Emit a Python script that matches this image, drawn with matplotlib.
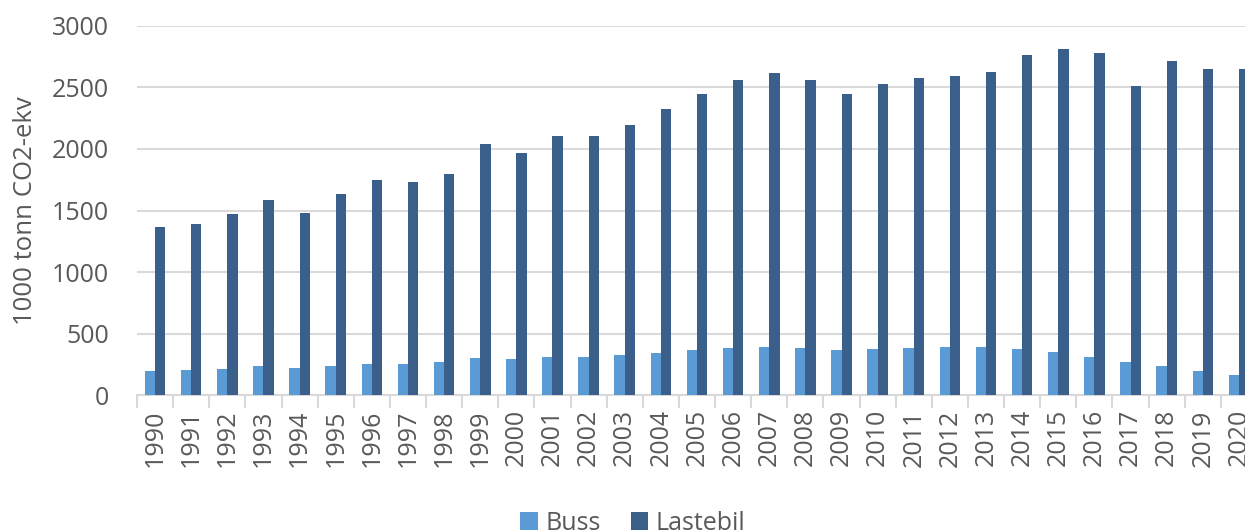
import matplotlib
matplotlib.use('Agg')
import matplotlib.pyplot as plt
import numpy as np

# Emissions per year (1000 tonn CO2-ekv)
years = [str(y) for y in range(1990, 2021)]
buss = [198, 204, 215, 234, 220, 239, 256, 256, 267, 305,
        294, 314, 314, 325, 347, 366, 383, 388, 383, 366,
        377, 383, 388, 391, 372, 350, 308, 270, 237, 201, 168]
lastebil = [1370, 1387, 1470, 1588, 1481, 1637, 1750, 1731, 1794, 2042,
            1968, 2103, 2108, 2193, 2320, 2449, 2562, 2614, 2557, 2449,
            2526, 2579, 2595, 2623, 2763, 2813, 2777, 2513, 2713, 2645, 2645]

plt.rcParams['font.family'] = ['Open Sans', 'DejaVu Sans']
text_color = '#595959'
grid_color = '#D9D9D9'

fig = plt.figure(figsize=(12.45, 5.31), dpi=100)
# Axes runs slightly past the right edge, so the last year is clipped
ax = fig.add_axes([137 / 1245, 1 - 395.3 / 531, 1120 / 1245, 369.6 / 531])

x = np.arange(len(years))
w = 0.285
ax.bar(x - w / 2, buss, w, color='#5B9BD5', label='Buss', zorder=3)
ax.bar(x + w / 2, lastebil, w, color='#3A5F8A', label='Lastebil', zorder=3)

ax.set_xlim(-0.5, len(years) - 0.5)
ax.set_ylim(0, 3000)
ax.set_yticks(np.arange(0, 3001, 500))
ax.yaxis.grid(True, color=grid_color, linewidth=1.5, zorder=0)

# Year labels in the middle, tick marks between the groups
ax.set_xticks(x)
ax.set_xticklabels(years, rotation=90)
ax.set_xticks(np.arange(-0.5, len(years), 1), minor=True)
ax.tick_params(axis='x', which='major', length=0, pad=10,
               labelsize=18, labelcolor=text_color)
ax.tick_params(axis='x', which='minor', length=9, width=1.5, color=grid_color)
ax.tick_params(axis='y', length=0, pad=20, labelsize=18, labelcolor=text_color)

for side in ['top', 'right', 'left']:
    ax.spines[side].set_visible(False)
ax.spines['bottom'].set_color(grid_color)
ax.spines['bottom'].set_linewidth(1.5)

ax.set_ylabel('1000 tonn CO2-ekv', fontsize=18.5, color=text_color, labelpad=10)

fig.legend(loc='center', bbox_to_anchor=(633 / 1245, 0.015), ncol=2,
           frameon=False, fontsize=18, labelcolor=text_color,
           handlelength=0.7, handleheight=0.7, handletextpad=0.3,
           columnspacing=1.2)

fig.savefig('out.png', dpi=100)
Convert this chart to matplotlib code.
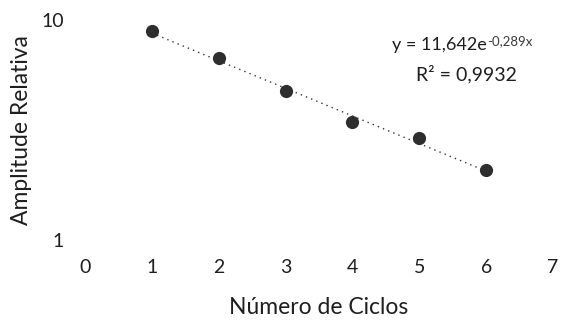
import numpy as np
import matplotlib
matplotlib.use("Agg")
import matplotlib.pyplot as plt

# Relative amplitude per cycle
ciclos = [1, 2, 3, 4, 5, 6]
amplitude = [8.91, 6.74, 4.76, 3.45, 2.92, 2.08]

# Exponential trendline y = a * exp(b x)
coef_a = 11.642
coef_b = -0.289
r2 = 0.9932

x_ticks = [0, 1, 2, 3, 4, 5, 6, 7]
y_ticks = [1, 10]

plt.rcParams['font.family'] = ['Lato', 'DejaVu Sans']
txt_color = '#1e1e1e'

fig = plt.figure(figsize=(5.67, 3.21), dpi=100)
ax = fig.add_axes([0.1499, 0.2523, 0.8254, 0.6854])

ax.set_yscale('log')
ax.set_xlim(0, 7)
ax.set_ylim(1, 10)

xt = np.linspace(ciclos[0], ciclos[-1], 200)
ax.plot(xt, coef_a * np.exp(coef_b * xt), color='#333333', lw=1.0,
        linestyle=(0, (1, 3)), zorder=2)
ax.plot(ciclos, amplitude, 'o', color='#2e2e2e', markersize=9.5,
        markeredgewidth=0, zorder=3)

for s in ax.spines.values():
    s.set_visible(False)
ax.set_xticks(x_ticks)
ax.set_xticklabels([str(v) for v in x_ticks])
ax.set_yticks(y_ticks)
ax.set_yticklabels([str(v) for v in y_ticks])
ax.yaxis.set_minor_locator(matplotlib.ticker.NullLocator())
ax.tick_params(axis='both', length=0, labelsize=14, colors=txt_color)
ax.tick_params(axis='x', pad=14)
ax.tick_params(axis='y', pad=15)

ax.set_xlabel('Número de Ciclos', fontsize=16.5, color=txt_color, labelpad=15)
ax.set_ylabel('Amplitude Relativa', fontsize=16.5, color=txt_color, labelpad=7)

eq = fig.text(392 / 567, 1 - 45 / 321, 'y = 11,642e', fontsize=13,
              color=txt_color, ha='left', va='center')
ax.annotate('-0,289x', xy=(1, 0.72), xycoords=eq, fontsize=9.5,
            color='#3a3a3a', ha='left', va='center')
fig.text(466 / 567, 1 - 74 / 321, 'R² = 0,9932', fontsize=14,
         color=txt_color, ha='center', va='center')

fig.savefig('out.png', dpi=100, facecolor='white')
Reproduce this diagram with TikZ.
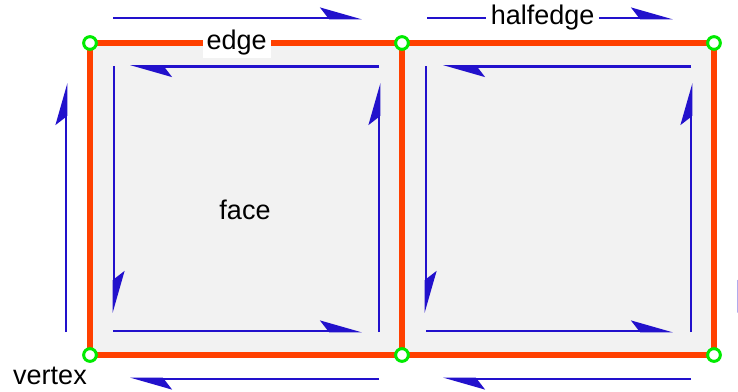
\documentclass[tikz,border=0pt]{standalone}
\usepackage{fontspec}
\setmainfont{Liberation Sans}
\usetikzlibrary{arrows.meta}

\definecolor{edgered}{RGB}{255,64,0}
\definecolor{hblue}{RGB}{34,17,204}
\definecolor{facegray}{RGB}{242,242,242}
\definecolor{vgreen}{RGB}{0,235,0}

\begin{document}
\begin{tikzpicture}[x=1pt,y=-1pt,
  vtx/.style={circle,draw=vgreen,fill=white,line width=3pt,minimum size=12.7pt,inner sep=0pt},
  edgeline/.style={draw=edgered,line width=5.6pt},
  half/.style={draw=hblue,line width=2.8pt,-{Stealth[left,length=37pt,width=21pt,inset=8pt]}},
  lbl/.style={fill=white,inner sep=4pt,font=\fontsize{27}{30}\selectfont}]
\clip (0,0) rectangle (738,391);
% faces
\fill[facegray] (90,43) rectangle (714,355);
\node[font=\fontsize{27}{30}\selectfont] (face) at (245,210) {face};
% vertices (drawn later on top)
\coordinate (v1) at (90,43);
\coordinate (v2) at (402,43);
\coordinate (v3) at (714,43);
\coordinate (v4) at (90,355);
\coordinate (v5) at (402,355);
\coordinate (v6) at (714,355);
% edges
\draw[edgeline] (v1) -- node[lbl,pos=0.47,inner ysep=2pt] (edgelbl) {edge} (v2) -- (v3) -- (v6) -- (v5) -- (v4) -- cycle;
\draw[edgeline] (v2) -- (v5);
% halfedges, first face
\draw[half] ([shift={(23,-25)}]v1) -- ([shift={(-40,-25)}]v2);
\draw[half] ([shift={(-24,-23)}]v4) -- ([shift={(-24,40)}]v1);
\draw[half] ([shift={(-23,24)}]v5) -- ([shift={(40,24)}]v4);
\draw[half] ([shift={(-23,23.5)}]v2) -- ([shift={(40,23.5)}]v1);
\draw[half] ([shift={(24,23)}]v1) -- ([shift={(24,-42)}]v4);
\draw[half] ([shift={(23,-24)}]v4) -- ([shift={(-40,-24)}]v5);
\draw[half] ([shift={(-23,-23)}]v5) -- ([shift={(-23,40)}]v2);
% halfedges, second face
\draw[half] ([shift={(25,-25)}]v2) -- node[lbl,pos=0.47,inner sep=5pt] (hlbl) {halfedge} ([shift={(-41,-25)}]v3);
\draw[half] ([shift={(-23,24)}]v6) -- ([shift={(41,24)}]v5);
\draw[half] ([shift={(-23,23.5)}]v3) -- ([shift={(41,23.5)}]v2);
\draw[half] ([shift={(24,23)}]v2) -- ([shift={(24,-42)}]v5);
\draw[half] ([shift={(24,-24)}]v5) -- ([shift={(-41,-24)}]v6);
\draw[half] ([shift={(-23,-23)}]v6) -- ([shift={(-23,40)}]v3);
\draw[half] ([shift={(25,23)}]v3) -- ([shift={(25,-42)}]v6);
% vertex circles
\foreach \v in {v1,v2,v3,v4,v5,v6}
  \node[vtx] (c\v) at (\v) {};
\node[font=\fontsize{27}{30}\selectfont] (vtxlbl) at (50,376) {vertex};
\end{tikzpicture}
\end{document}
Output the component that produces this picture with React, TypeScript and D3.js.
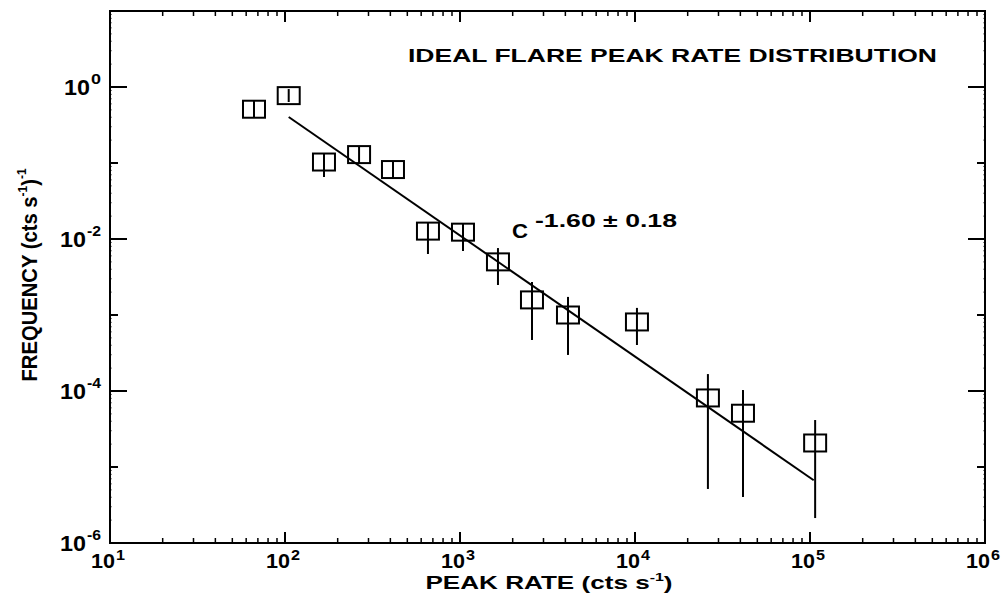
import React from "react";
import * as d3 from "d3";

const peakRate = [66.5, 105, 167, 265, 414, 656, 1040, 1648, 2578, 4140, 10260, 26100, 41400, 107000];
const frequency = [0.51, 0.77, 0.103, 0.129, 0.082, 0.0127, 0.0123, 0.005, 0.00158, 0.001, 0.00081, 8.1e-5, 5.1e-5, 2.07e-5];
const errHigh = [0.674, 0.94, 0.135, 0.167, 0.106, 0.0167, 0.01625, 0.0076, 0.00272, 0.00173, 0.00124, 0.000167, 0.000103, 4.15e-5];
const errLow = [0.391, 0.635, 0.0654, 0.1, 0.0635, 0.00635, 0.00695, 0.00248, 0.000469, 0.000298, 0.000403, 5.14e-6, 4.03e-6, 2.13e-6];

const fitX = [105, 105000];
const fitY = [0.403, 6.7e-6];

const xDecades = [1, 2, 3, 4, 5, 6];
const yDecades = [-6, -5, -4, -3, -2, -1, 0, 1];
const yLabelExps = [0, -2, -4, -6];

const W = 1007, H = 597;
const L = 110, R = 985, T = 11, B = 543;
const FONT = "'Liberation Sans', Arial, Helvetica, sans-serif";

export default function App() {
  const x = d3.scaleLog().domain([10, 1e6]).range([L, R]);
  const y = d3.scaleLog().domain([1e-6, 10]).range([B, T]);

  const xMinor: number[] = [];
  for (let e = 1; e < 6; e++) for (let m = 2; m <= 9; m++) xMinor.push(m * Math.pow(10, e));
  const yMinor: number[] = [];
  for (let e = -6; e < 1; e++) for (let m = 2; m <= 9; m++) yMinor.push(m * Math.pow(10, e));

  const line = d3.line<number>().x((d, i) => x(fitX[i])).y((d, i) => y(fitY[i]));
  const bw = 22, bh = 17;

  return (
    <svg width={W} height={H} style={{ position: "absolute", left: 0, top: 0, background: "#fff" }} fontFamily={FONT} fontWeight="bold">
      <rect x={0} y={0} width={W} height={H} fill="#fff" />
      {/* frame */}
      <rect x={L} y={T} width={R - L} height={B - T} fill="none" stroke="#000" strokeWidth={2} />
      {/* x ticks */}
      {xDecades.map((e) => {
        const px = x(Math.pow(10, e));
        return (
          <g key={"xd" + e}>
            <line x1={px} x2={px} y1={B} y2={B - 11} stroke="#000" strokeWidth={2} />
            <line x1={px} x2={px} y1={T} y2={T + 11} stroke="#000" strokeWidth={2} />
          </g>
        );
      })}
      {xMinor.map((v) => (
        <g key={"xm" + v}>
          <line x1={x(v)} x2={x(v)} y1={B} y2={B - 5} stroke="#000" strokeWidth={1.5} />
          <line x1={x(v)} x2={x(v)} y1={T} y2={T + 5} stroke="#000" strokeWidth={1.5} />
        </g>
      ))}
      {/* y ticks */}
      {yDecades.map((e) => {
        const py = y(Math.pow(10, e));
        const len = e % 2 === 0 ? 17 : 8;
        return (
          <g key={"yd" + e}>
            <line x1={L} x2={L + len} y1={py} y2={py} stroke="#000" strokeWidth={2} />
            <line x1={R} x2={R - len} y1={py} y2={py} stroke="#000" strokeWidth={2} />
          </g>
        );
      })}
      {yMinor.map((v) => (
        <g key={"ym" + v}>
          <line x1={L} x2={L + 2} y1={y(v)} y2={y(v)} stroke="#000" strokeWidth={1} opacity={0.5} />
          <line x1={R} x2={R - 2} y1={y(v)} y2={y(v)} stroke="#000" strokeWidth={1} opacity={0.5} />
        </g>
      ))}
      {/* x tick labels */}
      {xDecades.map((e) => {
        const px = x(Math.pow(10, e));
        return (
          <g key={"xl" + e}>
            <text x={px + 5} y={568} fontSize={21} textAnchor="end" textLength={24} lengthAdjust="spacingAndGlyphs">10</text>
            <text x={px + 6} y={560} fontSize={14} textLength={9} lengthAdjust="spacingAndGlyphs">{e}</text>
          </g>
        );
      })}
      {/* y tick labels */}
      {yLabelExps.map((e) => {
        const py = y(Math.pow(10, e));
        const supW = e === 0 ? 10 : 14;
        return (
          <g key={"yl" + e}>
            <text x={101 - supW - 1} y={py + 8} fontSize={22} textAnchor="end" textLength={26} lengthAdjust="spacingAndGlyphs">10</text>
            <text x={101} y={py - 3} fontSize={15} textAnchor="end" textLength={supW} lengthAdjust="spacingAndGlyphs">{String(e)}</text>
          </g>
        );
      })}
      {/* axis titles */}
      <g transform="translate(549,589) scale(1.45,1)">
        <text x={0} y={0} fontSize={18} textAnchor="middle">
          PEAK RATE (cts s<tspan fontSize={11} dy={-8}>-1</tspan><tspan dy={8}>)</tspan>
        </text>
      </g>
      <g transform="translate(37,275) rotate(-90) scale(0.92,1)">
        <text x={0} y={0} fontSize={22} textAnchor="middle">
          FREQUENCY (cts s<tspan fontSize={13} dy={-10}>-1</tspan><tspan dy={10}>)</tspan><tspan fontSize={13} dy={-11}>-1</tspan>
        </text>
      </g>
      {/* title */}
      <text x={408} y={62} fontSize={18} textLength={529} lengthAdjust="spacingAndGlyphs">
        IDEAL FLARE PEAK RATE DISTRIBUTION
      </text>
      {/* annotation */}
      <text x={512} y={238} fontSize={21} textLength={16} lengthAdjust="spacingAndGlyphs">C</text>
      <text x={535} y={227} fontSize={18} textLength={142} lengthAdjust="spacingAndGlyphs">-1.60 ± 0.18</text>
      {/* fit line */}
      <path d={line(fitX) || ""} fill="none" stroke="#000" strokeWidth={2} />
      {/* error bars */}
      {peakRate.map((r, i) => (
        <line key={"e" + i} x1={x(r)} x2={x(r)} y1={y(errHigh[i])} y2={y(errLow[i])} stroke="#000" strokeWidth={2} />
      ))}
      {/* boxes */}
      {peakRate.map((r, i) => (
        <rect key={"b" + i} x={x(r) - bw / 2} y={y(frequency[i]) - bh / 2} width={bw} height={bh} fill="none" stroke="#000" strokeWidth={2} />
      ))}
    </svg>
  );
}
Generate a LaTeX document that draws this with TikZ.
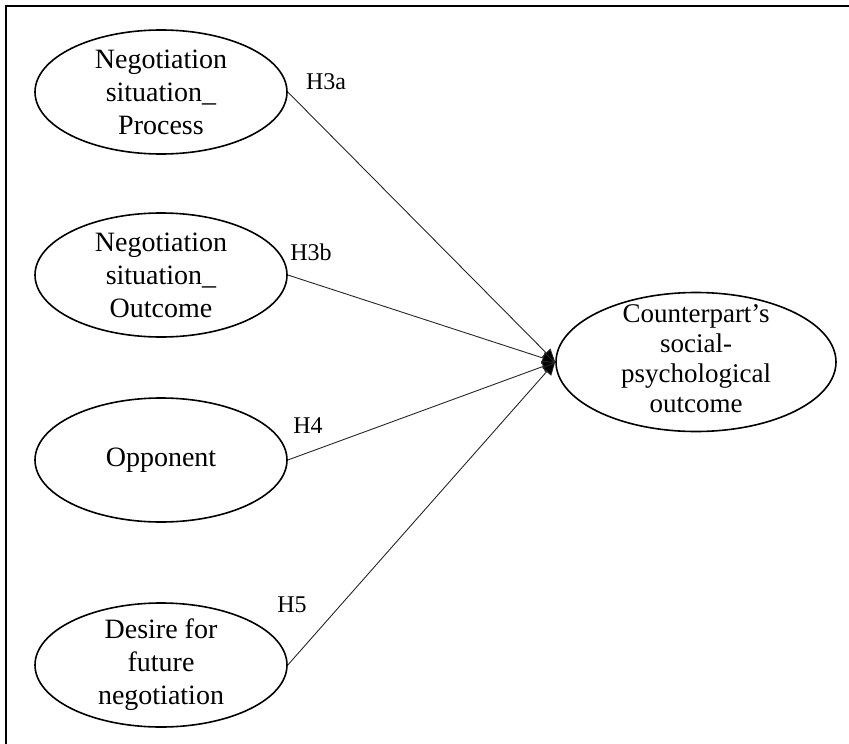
+++++
■ Exercise
Begin at the first line of the data above and repeat each line exactly, stopping after the line containing "ax.yaxis.grid(True, color=grid_color, linewidth=1.5, zorder=0)". Omit the pictures.

■ Solution
Emit a Python script that matches this image, drawn with matplotlib.
import matplotlib
matplotlib.use('Agg')
import matplotlib.pyplot as plt
import numpy as np

# Emissions per year (1000 tonn CO2-ekv)
years = [str(y) for y in range(1990, 2021)]
buss = [198, 204, 215, 234, 220, 239, 256, 256, 267, 305,
        294, 314, 314, 325, 347, 366, 383, 388, 383, 366,
        377, 383, 388, 391, 372, 350, 308, 270, 237, 201, 168]
lastebil = [1370, 1387, 1470, 1588, 1481, 1637, 1750, 1731, 1794, 2042,
            1968, 2103, 2108, 2193, 2320, 2449, 2562, 2614, 2557, 2449,
            2526, 2579, 2595, 2623, 2763, 2813, 2777, 2513, 2713, 2645, 2645]

plt.rcParams['font.family'] = ['Open Sans', 'DejaVu Sans']
text_color = '#595959'
grid_color = '#D9D9D9'

fig = plt.figure(figsize=(12.45, 5.31), dpi=100)
# Axes runs slightly past the right edge, so the last year is clipped
ax = fig.add_axes([137 / 1245, 1 - 395.3 / 531, 1120 / 1245, 369.6 / 531])

x = np.arange(len(years))
w = 0.285
ax.bar(x - w / 2, buss, w, color='#5B9BD5', label='Buss', zorder=3)
ax.bar(x + w / 2, lastebil, w, color='#3A5F8A', label='Lastebil', zorder=3)

ax.set_xlim(-0.5, len(years) - 0.5)
ax.set_ylim(0, 3000)
ax.set_yticks(np.arange(0, 3001, 500))
ax.yaxis.grid(True, color=grid_color, linewidth=1.5, zorder=0)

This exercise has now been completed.